◆ The task
Starting at the line that contains "Write the HTML code for this interface." and stopping at the line that contains "</body></html>", return those lines exactly and nothing else. Both end lines count; pictures do not.

Excerpt from a dataset:
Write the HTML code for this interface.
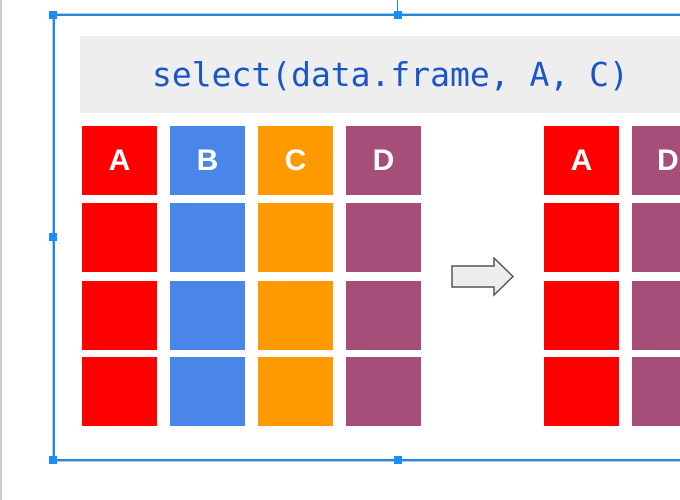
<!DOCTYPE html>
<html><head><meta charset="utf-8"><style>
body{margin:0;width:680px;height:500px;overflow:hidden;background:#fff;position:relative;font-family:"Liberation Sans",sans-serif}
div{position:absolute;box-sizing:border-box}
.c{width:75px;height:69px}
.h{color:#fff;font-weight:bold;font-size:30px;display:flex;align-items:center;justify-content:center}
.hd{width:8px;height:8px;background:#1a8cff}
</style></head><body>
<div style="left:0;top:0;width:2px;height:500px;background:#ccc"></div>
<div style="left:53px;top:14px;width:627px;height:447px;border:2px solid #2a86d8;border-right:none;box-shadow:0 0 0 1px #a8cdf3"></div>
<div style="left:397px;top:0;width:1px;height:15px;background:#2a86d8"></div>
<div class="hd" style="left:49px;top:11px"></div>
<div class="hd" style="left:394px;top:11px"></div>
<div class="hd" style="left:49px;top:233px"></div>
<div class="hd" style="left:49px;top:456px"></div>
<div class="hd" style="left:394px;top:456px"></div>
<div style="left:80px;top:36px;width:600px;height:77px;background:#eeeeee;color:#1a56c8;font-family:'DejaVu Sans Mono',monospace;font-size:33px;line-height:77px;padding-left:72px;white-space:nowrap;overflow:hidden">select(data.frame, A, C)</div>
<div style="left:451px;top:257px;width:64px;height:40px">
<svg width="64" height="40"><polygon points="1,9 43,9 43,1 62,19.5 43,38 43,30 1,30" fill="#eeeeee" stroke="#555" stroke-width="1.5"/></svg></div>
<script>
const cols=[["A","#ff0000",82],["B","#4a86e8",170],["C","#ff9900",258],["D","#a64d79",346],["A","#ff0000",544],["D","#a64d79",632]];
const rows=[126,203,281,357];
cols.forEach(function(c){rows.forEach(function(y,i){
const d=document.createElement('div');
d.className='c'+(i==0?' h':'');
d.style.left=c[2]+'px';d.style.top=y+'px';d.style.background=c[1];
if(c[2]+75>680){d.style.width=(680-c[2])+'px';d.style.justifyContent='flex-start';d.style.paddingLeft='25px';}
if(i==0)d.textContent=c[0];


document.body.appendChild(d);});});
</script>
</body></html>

==

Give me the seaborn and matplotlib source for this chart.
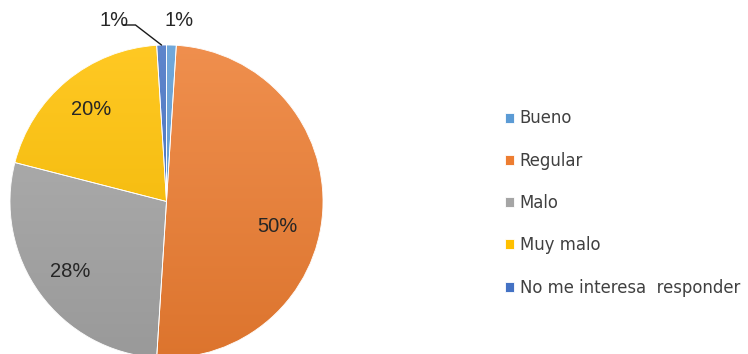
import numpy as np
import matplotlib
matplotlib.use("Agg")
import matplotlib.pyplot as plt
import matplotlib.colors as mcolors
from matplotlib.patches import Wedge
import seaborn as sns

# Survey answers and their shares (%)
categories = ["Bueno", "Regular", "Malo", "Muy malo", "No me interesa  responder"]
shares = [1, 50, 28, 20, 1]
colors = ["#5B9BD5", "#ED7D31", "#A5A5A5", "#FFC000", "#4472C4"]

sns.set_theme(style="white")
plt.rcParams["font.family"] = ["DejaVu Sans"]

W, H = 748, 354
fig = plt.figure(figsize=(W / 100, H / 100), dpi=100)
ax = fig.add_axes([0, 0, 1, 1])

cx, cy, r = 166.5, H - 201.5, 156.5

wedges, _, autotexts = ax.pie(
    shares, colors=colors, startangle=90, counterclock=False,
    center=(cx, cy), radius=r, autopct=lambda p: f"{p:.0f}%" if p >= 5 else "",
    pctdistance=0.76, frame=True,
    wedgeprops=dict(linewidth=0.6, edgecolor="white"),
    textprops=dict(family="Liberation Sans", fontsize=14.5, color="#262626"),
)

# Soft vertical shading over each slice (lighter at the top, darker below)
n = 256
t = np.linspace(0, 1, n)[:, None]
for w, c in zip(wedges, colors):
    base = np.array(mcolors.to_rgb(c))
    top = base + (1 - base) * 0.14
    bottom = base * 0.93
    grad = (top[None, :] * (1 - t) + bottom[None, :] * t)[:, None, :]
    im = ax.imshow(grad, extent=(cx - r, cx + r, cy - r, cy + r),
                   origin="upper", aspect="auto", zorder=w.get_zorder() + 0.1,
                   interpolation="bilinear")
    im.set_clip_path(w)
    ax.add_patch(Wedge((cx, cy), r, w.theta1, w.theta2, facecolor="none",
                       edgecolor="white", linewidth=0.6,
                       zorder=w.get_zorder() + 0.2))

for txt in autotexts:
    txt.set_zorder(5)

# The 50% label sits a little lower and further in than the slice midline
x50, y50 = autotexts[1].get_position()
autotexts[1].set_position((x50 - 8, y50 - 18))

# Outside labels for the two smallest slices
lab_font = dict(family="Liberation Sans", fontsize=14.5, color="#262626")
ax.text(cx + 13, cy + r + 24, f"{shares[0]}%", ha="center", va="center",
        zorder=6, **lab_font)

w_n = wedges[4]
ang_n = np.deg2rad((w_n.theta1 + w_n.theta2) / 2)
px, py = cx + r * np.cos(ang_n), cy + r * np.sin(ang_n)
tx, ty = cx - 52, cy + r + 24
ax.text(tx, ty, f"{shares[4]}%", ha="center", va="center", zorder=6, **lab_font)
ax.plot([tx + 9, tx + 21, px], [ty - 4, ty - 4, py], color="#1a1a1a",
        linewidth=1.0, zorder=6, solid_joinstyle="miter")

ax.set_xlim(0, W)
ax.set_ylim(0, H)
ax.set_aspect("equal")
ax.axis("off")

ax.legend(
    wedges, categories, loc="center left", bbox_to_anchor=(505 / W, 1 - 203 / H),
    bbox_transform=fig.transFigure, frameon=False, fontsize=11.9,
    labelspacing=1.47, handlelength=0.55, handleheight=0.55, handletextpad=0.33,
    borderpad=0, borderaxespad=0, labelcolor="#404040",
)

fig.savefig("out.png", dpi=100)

...

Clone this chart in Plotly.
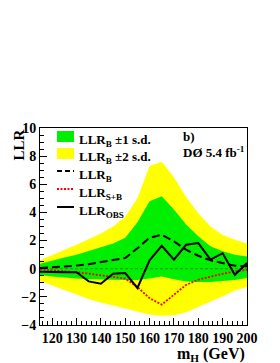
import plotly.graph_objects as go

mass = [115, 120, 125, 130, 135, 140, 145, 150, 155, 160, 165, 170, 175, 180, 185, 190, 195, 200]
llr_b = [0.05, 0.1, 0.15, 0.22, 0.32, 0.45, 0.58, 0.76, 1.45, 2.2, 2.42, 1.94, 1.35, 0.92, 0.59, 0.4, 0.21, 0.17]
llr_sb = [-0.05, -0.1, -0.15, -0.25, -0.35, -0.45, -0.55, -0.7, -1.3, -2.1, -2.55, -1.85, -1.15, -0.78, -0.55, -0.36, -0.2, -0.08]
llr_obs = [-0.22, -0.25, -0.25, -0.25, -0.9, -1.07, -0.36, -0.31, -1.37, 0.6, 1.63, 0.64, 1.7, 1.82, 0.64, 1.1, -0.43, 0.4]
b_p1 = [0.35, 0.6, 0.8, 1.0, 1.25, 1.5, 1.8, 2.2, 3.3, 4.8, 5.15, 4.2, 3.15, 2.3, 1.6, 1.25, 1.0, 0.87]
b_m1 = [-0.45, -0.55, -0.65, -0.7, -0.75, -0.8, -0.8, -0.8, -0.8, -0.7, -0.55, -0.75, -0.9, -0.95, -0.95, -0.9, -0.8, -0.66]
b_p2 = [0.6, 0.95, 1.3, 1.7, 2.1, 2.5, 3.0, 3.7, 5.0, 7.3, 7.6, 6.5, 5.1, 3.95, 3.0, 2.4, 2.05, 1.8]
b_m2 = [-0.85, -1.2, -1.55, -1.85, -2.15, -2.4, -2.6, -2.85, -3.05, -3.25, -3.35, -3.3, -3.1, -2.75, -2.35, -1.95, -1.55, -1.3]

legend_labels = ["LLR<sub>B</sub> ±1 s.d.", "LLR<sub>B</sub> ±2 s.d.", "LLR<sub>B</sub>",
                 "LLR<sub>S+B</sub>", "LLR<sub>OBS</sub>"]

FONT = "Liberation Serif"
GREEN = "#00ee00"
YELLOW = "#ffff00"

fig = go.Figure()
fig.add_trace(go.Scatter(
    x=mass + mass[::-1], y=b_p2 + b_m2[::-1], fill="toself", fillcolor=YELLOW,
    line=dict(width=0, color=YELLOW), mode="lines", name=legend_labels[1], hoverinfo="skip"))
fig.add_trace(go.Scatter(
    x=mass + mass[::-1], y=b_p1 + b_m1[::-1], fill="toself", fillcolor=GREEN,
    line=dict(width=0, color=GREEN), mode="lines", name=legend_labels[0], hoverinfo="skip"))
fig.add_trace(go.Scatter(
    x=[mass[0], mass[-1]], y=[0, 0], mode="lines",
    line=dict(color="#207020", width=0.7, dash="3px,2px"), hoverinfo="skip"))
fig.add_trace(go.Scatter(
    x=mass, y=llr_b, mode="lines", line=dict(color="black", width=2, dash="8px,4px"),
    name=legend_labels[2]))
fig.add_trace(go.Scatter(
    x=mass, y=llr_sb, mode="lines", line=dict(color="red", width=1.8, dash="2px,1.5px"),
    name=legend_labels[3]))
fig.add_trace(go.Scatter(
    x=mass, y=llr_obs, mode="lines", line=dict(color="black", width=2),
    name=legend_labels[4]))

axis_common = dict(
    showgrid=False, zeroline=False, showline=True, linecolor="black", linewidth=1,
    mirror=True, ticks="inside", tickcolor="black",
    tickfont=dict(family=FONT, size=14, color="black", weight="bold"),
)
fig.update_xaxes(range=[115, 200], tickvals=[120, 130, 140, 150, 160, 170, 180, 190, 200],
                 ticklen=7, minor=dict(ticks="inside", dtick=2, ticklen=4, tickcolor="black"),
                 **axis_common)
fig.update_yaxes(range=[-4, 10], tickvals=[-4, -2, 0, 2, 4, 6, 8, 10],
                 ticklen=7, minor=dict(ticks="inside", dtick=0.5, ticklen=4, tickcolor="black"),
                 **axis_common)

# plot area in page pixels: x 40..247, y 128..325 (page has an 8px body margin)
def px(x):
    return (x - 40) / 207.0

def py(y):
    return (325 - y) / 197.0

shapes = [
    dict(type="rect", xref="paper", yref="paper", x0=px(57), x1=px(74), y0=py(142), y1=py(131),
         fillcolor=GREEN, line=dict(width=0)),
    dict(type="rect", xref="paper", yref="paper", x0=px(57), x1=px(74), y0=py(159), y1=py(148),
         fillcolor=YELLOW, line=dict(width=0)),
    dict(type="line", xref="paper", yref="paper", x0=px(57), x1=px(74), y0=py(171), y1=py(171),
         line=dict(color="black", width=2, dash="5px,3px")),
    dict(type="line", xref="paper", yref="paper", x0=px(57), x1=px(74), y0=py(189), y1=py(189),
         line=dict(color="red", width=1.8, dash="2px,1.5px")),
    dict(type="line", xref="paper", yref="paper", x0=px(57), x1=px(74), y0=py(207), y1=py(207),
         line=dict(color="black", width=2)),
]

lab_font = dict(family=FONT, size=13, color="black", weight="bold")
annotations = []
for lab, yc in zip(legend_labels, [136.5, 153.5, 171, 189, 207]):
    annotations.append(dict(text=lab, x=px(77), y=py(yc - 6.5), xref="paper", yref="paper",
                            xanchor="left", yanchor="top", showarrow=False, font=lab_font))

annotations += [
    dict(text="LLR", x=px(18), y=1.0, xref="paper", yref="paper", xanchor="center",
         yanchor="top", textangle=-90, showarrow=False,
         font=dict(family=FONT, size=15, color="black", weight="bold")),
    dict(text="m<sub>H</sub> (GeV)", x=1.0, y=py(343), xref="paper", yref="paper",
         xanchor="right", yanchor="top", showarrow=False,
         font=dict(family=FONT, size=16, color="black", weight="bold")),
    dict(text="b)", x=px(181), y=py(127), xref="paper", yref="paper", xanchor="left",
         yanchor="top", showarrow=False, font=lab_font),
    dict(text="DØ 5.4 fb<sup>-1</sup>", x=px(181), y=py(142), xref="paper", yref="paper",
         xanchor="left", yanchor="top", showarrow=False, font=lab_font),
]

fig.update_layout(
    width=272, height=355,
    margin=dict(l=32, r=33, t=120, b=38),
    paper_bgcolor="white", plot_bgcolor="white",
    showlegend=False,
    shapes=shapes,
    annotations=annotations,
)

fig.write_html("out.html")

◆ Solution below
Write the HTML code for this interface.
<!DOCTYPE html>
<html><head><meta charset="utf-8"><style>
body{margin:0;width:680px;height:500px;overflow:hidden;background:#fff;position:relative;font-family:"Liberation Sans",sans-serif}
div{position:absolute;box-sizing:border-box}
.c{width:75px;height:69px}
.h{color:#fff;font-weight:bold;font-size:30px;display:flex;align-items:center;justify-content:center}
.hd{width:8px;height:8px;background:#1a8cff}
</style></head><body>
<div style="left:0;top:0;width:2px;height:500px;background:#ccc"></div>
<div style="left:53px;top:14px;width:627px;height:447px;border:2px solid #2a86d8;border-right:none;box-shadow:0 0 0 1px #a8cdf3"></div>
<div style="left:397px;top:0;width:1px;height:15px;background:#2a86d8"></div>
<div class="hd" style="left:49px;top:11px"></div>
<div class="hd" style="left:394px;top:11px"></div>
<div class="hd" style="left:49px;top:233px"></div>
<div class="hd" style="left:49px;top:456px"></div>
<div class="hd" style="left:394px;top:456px"></div>
<div style="left:80px;top:36px;width:600px;height:77px;background:#eeeeee;color:#1a56c8;font-family:'DejaVu Sans Mono',monospace;font-size:33px;line-height:77px;padding-left:72px;white-space:nowrap;overflow:hidden">select(data.frame, A, C)</div>
<div style="left:451px;top:257px;width:64px;height:40px">
<svg width="64" height="40"><polygon points="1,9 43,9 43,1 62,19.5 43,38 43,30 1,30" fill="#eeeeee" stroke="#555" stroke-width="1.5"/></svg></div>
<script>
const cols=[["A","#ff0000",82],["B","#4a86e8",170],["C","#ff9900",258],["D","#a64d79",346],["A","#ff0000",544],["D","#a64d79",632]];
const rows=[126,203,281,357];
cols.forEach(function(c){rows.forEach(function(y,i){
const d=document.createElement('div');
d.className='c'+(i==0?' h':'');
d.style.left=c[2]+'px';d.style.top=y+'px';d.style.background=c[1];
if(c[2]+75>680){d.style.width=(680-c[2])+'px';d.style.justifyContent='flex-start';d.style.paddingLeft='25px';}
if(i==0)d.textContent=c[0];


document.body.appendChild(d);});});
</script>
</body></html>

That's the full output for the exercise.